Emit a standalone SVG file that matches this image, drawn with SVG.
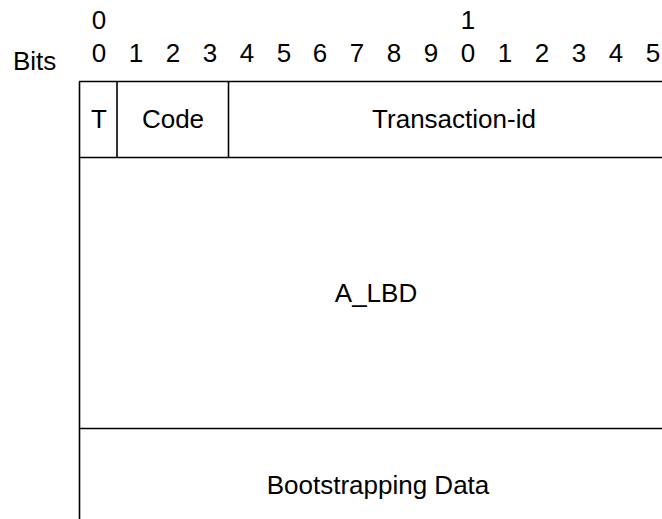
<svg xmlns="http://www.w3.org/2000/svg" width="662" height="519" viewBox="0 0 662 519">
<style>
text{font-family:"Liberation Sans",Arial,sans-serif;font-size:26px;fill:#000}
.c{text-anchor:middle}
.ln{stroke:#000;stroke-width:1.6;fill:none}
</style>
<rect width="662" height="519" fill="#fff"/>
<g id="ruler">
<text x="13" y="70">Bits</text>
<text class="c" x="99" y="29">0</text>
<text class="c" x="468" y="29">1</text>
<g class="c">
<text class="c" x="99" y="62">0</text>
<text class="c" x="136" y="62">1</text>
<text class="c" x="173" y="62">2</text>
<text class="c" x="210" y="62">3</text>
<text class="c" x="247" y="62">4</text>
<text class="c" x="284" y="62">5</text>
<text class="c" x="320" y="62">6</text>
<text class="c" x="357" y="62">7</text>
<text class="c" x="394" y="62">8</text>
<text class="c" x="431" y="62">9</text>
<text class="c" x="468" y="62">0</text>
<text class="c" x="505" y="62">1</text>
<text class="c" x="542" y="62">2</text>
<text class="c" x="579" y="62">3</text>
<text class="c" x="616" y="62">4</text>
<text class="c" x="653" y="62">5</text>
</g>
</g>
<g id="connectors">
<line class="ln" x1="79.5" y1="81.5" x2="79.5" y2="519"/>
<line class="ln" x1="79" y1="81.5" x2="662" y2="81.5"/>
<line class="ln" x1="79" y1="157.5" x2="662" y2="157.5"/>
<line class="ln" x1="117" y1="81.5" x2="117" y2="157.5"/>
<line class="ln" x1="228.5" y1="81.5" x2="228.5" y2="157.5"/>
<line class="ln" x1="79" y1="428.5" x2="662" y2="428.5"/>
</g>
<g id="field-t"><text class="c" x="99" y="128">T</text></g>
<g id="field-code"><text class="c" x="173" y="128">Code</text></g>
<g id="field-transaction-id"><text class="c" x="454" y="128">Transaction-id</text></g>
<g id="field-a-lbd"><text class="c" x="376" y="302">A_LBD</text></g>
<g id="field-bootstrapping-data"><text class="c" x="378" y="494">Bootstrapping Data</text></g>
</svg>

--

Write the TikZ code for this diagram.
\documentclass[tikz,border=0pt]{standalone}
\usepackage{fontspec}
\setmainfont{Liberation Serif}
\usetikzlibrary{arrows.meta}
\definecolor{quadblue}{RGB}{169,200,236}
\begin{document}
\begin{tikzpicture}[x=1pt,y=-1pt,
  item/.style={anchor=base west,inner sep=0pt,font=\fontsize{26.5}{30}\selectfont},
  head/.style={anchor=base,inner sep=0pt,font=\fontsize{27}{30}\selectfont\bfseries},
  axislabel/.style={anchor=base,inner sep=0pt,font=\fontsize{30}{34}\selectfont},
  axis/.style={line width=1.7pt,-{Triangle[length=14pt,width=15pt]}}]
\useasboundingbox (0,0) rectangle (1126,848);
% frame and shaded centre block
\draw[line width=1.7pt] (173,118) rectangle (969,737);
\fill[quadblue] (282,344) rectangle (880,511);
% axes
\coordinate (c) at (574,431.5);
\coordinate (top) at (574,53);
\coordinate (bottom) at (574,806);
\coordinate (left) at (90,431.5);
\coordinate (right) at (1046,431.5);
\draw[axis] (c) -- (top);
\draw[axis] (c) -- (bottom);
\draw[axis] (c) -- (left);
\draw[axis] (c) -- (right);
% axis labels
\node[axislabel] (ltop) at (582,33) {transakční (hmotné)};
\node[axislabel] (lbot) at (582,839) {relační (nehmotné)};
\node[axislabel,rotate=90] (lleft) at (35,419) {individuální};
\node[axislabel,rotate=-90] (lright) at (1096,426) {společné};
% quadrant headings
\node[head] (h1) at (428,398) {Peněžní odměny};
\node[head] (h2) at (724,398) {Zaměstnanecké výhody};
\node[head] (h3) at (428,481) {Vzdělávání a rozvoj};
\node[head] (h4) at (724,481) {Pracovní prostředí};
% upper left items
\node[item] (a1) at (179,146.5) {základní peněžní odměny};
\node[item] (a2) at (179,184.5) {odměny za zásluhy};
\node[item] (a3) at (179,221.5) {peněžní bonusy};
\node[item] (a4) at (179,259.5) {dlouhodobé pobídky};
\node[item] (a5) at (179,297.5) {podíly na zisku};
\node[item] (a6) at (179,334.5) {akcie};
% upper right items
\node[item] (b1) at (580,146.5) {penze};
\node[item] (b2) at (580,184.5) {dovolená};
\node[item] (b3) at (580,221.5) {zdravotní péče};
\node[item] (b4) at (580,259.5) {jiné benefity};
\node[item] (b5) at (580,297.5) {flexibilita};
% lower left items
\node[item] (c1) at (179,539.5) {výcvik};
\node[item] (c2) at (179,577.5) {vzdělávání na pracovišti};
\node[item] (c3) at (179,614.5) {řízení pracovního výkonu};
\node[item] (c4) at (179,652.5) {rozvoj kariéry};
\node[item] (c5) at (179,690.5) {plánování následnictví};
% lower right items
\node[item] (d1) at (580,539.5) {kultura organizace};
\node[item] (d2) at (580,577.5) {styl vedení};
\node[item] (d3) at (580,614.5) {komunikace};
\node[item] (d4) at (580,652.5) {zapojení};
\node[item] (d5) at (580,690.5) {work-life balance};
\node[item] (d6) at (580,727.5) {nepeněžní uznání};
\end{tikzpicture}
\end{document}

---

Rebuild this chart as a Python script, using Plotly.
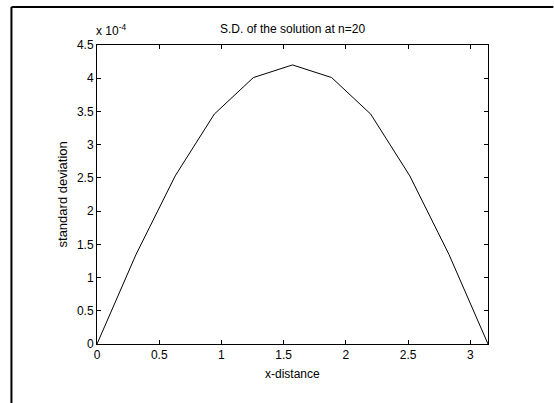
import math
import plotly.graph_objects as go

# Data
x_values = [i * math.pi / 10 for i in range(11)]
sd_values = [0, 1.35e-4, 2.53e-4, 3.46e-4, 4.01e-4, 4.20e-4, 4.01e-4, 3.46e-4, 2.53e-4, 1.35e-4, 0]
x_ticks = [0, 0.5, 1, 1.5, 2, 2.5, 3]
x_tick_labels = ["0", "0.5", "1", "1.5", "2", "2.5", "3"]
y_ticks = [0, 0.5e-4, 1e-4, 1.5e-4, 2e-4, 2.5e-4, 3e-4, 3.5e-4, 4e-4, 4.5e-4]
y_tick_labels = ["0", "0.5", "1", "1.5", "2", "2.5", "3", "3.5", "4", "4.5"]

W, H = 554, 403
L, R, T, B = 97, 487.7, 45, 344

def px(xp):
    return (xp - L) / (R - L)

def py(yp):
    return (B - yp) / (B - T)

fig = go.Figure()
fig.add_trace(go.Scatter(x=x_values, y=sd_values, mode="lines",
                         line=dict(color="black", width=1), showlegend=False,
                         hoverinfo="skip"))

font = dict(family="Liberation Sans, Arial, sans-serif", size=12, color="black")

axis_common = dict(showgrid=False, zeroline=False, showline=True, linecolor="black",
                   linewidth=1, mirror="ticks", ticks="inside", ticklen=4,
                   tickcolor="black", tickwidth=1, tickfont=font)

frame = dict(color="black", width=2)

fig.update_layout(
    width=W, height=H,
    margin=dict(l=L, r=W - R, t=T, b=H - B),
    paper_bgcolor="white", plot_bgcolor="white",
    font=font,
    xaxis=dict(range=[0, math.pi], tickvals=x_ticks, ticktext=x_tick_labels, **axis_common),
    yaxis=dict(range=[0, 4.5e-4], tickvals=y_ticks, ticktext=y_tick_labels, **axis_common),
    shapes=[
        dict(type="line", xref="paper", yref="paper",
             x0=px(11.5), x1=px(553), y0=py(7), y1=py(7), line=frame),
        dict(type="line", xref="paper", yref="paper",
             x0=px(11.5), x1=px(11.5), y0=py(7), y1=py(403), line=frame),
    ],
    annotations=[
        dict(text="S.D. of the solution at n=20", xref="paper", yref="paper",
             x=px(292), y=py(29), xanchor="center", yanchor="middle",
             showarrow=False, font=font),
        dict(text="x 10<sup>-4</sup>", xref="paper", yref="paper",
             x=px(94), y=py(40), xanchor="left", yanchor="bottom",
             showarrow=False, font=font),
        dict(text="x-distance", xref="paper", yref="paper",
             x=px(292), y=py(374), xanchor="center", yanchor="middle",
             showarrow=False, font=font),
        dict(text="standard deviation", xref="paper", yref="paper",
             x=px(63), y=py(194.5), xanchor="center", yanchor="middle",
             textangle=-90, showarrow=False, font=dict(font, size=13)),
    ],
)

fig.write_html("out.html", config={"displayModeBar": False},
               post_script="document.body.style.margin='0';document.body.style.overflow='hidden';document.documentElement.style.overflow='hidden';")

• EXERCISE DIRECTIONS: Restate word for word the part that opens with the line containing "Rebuild this chart" and closes with the line containing "return (B - yp) / (B - T)", both ends included, and nothing else. Omit any images.

• RIGHT ANSWER:
Rebuild this chart as a Python script, using Plotly.
import math
import plotly.graph_objects as go

# Data
x_values = [i * math.pi / 10 for i in range(11)]
sd_values = [0, 1.35e-4, 2.53e-4, 3.46e-4, 4.01e-4, 4.20e-4, 4.01e-4, 3.46e-4, 2.53e-4, 1.35e-4, 0]
x_ticks = [0, 0.5, 1, 1.5, 2, 2.5, 3]
x_tick_labels = ["0", "0.5", "1", "1.5", "2", "2.5", "3"]
y_ticks = [0, 0.5e-4, 1e-4, 1.5e-4, 2e-4, 2.5e-4, 3e-4, 3.5e-4, 4e-4, 4.5e-4]
y_tick_labels = ["0", "0.5", "1", "1.5", "2", "2.5", "3", "3.5", "4", "4.5"]

W, H = 554, 403
L, R, T, B = 97, 487.7, 45, 344

def px(xp):
    return (xp - L) / (R - L)

def py(yp):
    return (B - yp) / (B - T)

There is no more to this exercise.